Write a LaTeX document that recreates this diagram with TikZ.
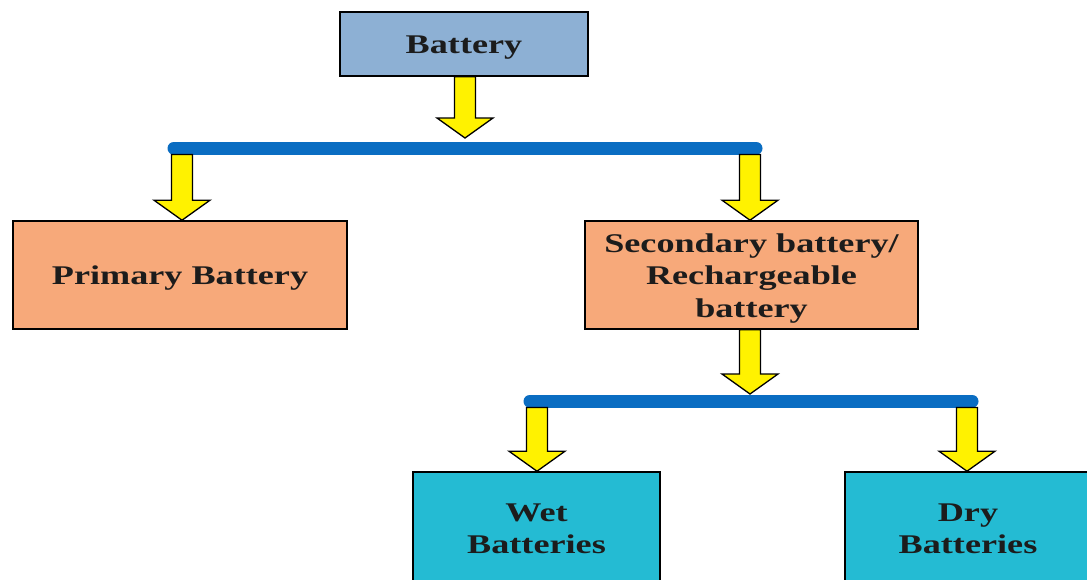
\documentclass[tikz,border=0pt]{standalone}
\usepackage{fontspec}
\setmainfont{Liberation Serif}
\usetikzlibrary{calc}
\definecolor{boxblue}{HTML}{8DB0D4}
\definecolor{boxorange}{HTML}{F7A97A}
\definecolor{boxcyan}{HTML}{24BBD3}
\definecolor{barblue}{HTML}{0A6DC2}
\definecolor{txt}{HTML}{1C1C1C}
\newcommand\wtext[1]{\raisebox{-3pt}[\height][\depth]{\scalebox{1.34}[1]{\begin{tabular}{@{}c@{}}#1\end{tabular}}}}
\newcommand\blockarrow[2]{%
  \draw[yarrow] let \p1=(#1), \p2=(#2) in
    (\x1-10.5pt,\y1) -- (\x1+10.5pt,\y1) -- (\x1+10.5pt,\y2+20pt) -- (\x1+28pt,\y2+20pt)
    -- (\x1,\y2) -- (\x1-28pt,\y2+20pt) -- (\x1-10.5pt,\y2+20pt) -- cycle;}
\tikzset{
  box/.style={draw=black, line width=1.6pt, rectangle, inner sep=0pt,
    font=\fontsize{27}{32.5}\selectfont\bfseries, text=txt},
  bar/.style={draw=barblue, line width=13pt, line cap=round},
  yarrow/.style={fill=yellow, draw=black, line width=1.3pt, line join=miter},
}
\begin{document}
\begin{tikzpicture}[x=1pt,y=-1pt]
\path[use as bounding box] (0,0) rectangle (1087,579);
\fill[white] (0,0) rectangle (1087,579);
\begin{scope}
\clip (0,0) rectangle (1087,579);
% boxes
\node[box, fill=boxblue, minimum width=248pt, minimum height=64pt] (battery) at (464,44) {\wtext{Battery}};
\node[box, fill=boxorange, minimum width=334pt, minimum height=108pt] (primary) at (180,275) {\wtext{Primary Battery}};
\node[box, fill=boxorange, minimum width=333pt, minimum height=108pt] (secondary) at (751.5,275) {\wtext{Secondary battery/\\Rechargeable\\battery}};
\node[box, fill=boxcyan, minimum width=247pt, minimum height=112pt] (wet) at (536.5,528) {\wtext{Wet\\Batteries}};
\node[box, fill=boxcyan, minimum width=246pt, minimum height=112pt] (dry) at (968,528) {\wtext{Dry\\Batteries}};
% bars
\coordinate (b1L) at (174,148);
\coordinate (b1R) at (756,148);
\coordinate (b2L) at (530,401);
\coordinate (b2R) at (972,401);
\draw[bar] (b1L) -- (b1R);
\draw[bar] (b2L) -- (b2R);
% arrow anchors
\coordinate (t1) at (465,138);
\coordinate (s2) at (182,154.5);
\coordinate (s3) at (750,154.5);
\coordinate (t4) at (750,394);
\coordinate (s5) at (537,407.5);
\coordinate (s6) at (967,407.5);
\blockarrow{t1 |- battery.south}{t1}
\blockarrow{s2}{s2 |- primary.north}
\blockarrow{s3}{s3 |- secondary.north}
\blockarrow{t4 |- secondary.south}{t4}
\blockarrow{s5}{s5 |- wet.north}
\blockarrow{s6}{s6 |- dry.north}
\end{scope}
\end{tikzpicture}
\end{document}
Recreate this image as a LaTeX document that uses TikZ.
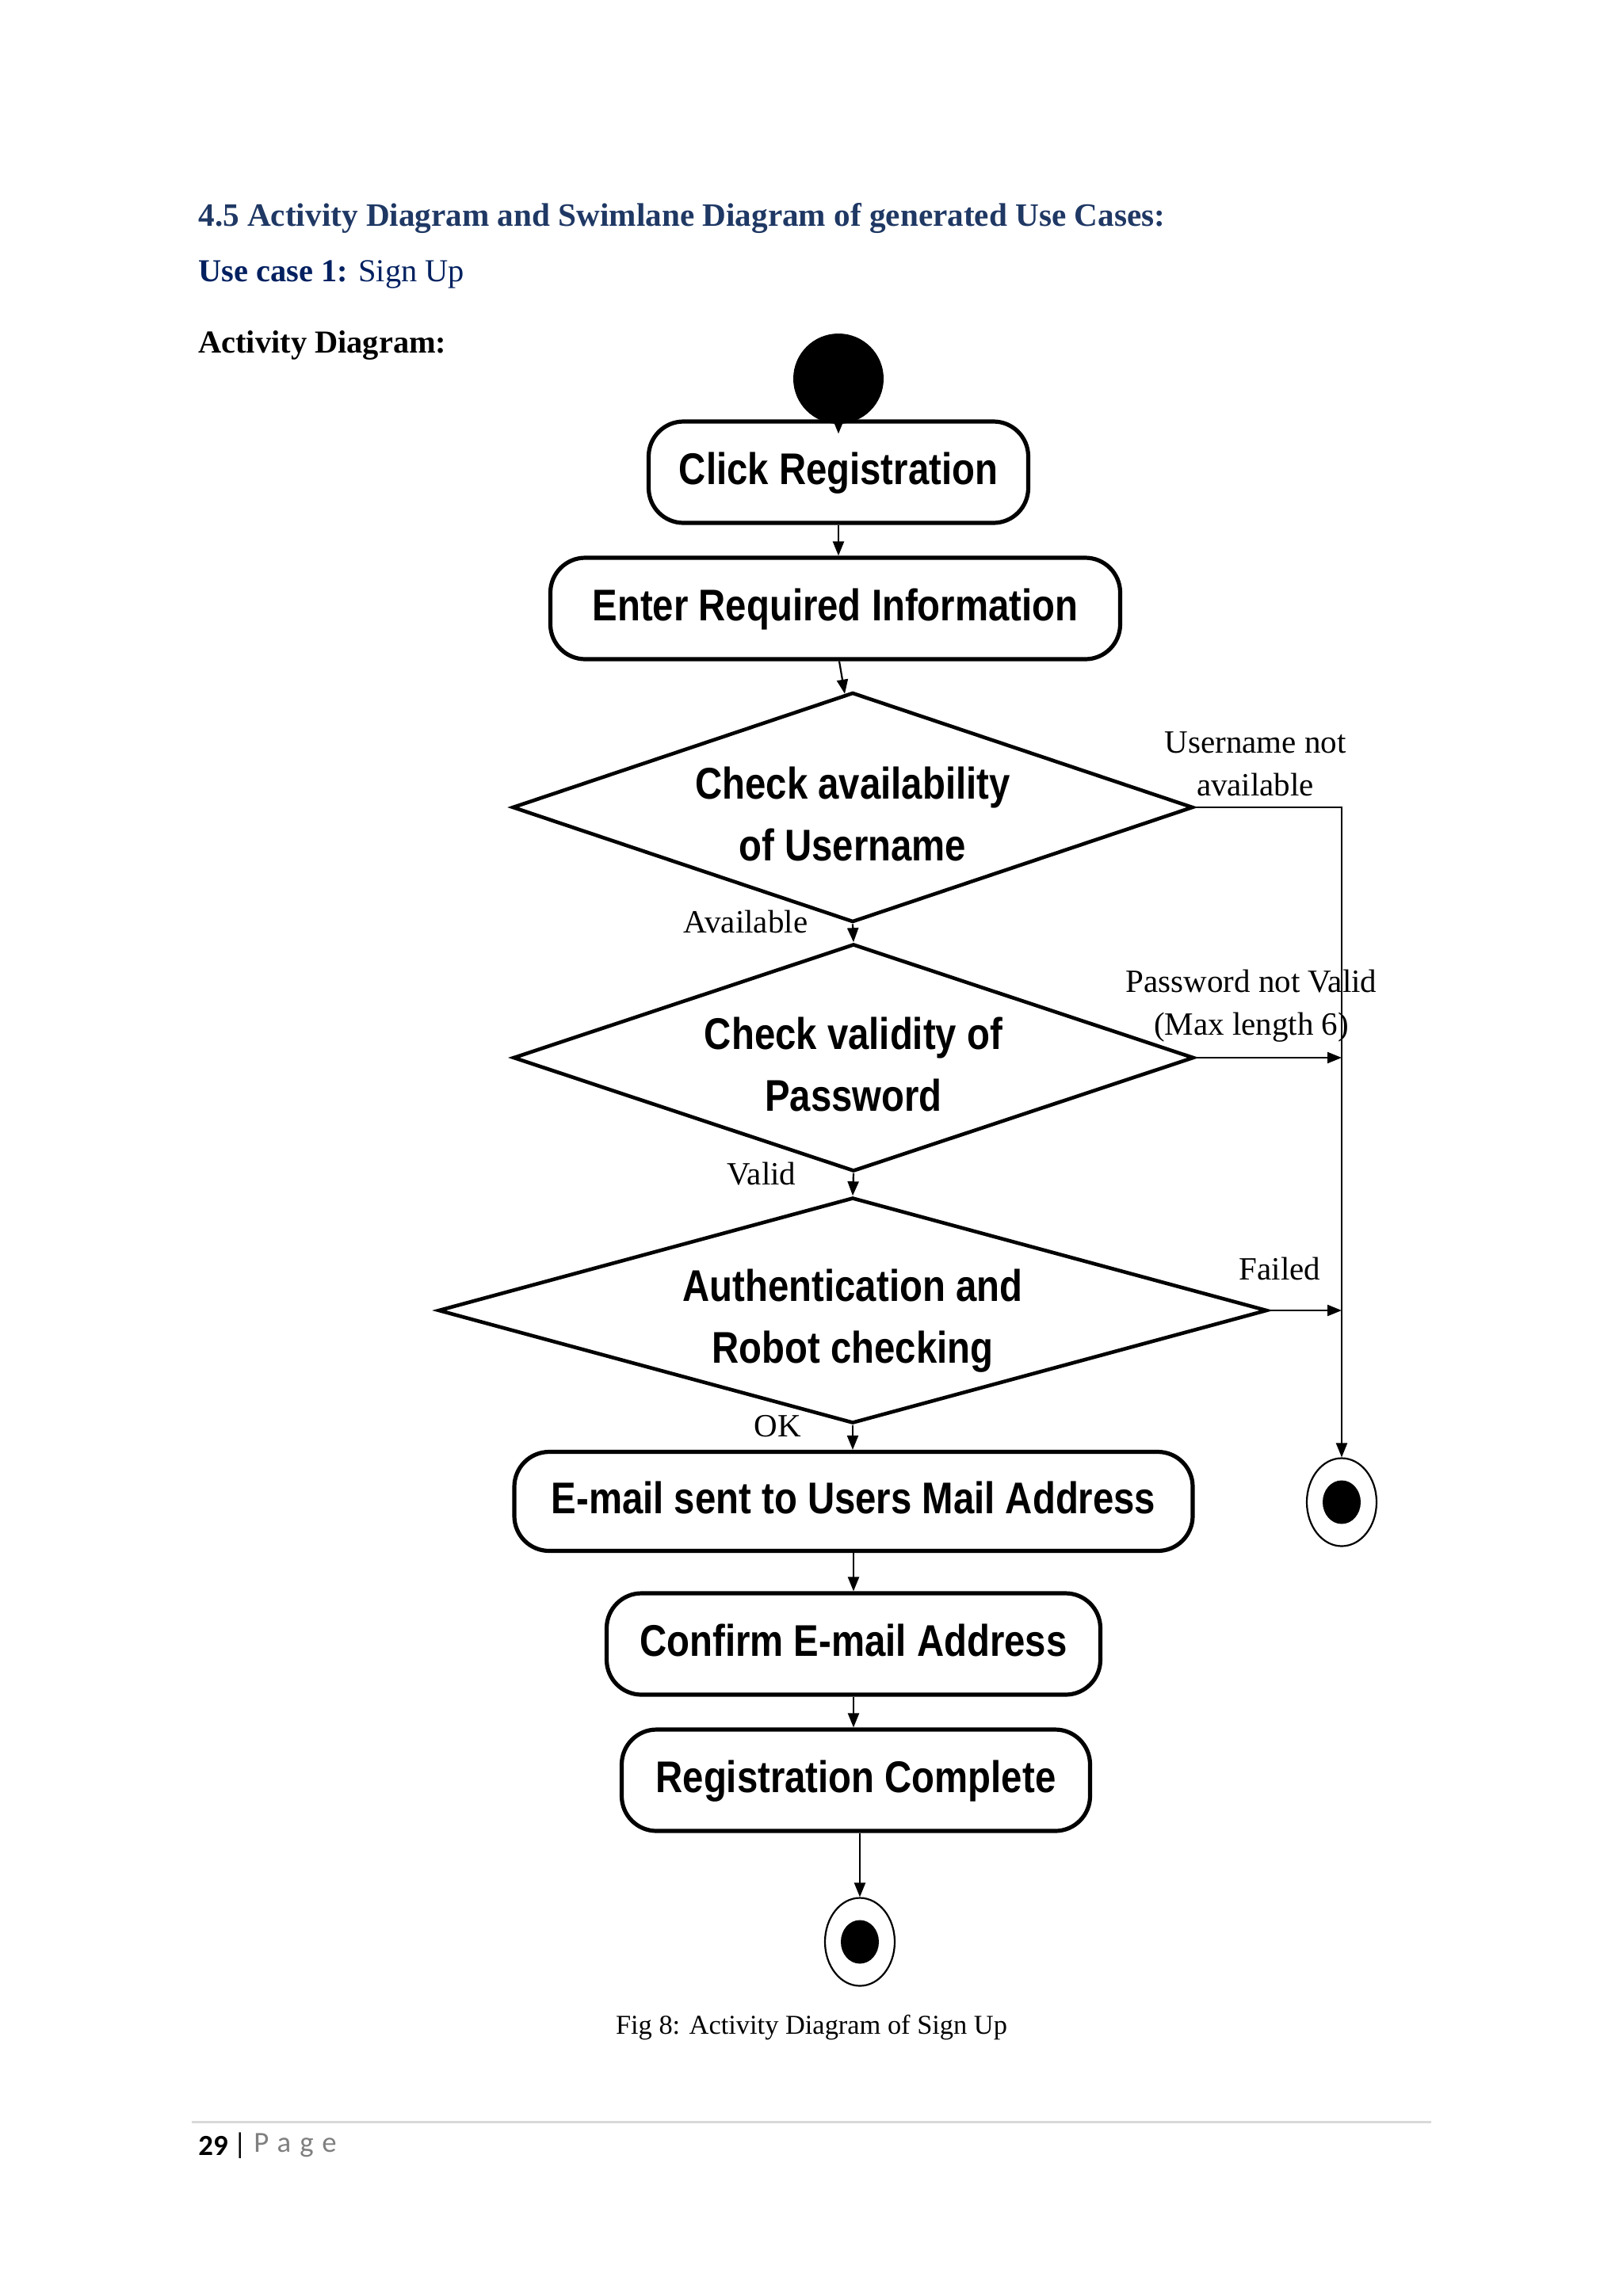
....................
> [Do this] Return the entries unchanged, save for the pictures, which do not belong in the copy.

> [Response to this exercise]
Write a LaTeX document that recreates this diagram with TikZ.
\documentclass[tikz,border=0pt]{standalone}
\usepackage{fontspec}
\setmainfont{Liberation Serif}
\usetikzlibrary{calc}
\definecolor{boxblue}{HTML}{8DB0D4}
\definecolor{boxorange}{HTML}{F7A97A}
\definecolor{boxcyan}{HTML}{24BBD3}
\definecolor{barblue}{HTML}{0A6DC2}
\definecolor{txt}{HTML}{1C1C1C}
\newcommand\wtext[1]{\raisebox{-3pt}[\height][\depth]{\scalebox{1.34}[1]{\begin{tabular}{@{}c@{}}#1\end{tabular}}}}
\newcommand\blockarrow[2]{%
  \draw[yarrow] let \p1=(#1), \p2=(#2) in
    (\x1-10.5pt,\y1) -- (\x1+10.5pt,\y1) -- (\x1+10.5pt,\y2+20pt) -- (\x1+28pt,\y2+20pt)
    -- (\x1,\y2) -- (\x1-28pt,\y2+20pt) -- (\x1-10.5pt,\y2+20pt) -- cycle;}
\tikzset{
  box/.style={draw=black, line width=1.6pt, rectangle, inner sep=0pt,
    font=\fontsize{27}{32.5}\selectfont\bfseries, text=txt},
  bar/.style={draw=barblue, line width=13pt, line cap=round},
  yarrow/.style={fill=yellow, draw=black, line width=1.3pt, line join=miter},
}
\begin{document}
\begin{tikzpicture}[x=1pt,y=-1pt]
\path[use as bounding box] (0,0) rectangle (1087,579);
\fill[white] (0,0) rectangle (1087,579);
\begin{scope}
\clip (0,0) rectangle (1087,579);
% boxes
\node[box, fill=boxblue, minimum width=248pt, minimum height=64pt] (battery) at (464,44) {\wtext{Battery}};
\node[box, fill=boxorange, minimum width=334pt, minimum height=108pt] (primary) at (180,275) {\wtext{Primary Battery}};
\node[box, fill=boxorange, minimum width=333pt, minimum height=108pt] (secondary) at (751.5,275) {\wtext{Secondary battery/\\Rechargeable\\battery}};
\node[box, fill=boxcyan, minimum width=247pt, minimum height=112pt] (wet) at (536.5,528) {\wtext{Wet\\Batteries}};
\node[box, fill=boxcyan, minimum width=246pt, minimum height=112pt] (dry) at (968,528) {\wtext{Dry\\Batteries}};
% bars
\coordinate (b1L) at (174,148);
\coordinate (b1R) at (756,148);
\coordinate (b2L) at (530,401);
\coordinate (b2R) at (972,401);
\draw[bar] (b1L) -- (b1R);
\draw[bar] (b2L) -- (b2R);
% arrow anchors
\coordinate (t1) at (465,138);
\coordinate (s2) at (182,154.5);
\coordinate (s3) at (750,154.5);
\coordinate (t4) at (750,394);
\coordinate (s5) at (537,407.5);
\coordinate (s6) at (967,407.5);
\blockarrow{t1 |- battery.south}{t1}
\blockarrow{s2}{s2 |- primary.north}
\blockarrow{s3}{s3 |- secondary.north}
\blockarrow{t4 |- secondary.south}{t4}
\blockarrow{s5}{s5 |- wet.north}
\blockarrow{s6}{s6 |- dry.north}
\end{scope}
\end{tikzpicture}
\end{document}
Recreate this image as a LaTeX document that uses TikZ.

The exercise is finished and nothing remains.